60 Minutes did a great story this evening explaining Credit Default Swaps. You can see the video here. Essentially, the story pointed out that "credit swaps" are insurance for mortgage-backed securities. They are not called insurance, because if they were, they would be regulated. One of the biggest problems causing the latest financial disaster is that the companies issuing the credit swaps are defaulting on them, or could default on them in the future.

A great many people made a lot of money designing, issuing, and selling credit swaps. So much so that there are now approximately $63 TRILLION in credit swap obligations outstanding. Compare that to the total deposit accounts for the entire world, which stands at approximately $40 trillion, and you can see that we are out of balance!

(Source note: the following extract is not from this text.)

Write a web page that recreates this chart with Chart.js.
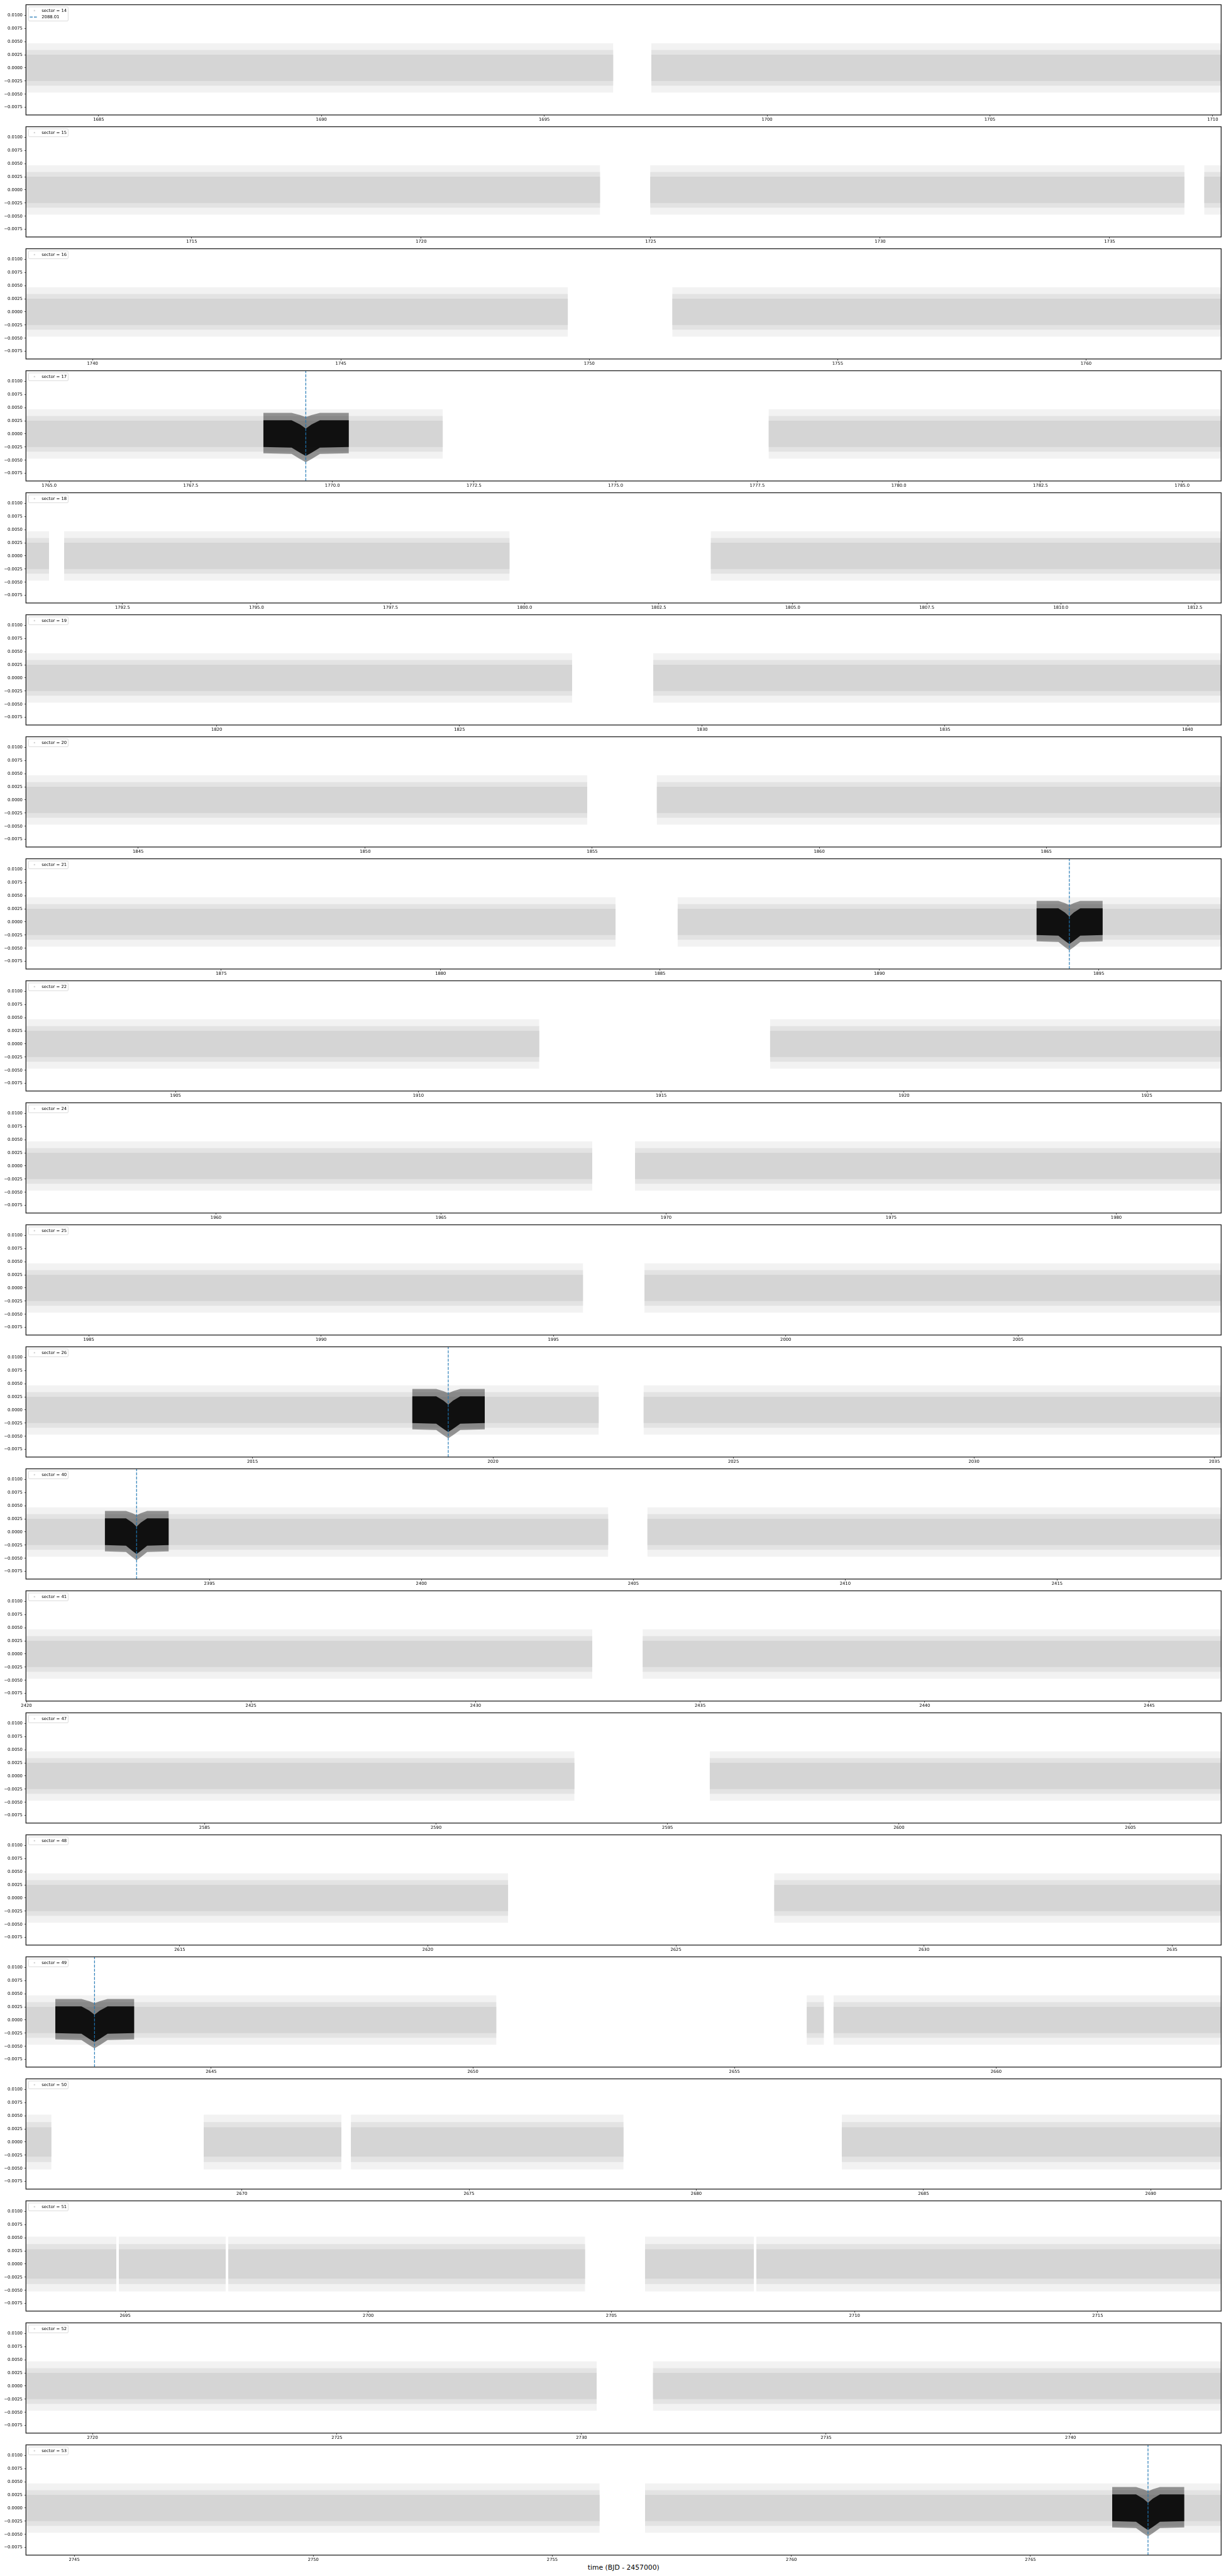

At Resolve Legal, we have seen an increasing use of what we call an 80/20 mortgage. In other words, a borrower takes two loans -- one for 80% and a second position mortgage for the remaining 20%. It used to be that until you had 20% equity in your home, you would pay an insurance premium each month for private mortgage insurance. Well, the ever-creative mortgage industry came up with a way to avoid that insurance payment -- one which home buyers were only too eager to adopt as it gave them more cash to make a larger monthly payment. Now, when the mortgage is foreclosed, it is not insured, and rarely does the second position get paid in the foreclosure process. Thus, the borrower remains on the hook to pay that debt.

On both the macro and micro scales, the system has been failing. We will all be paying for that failure for a long time to come.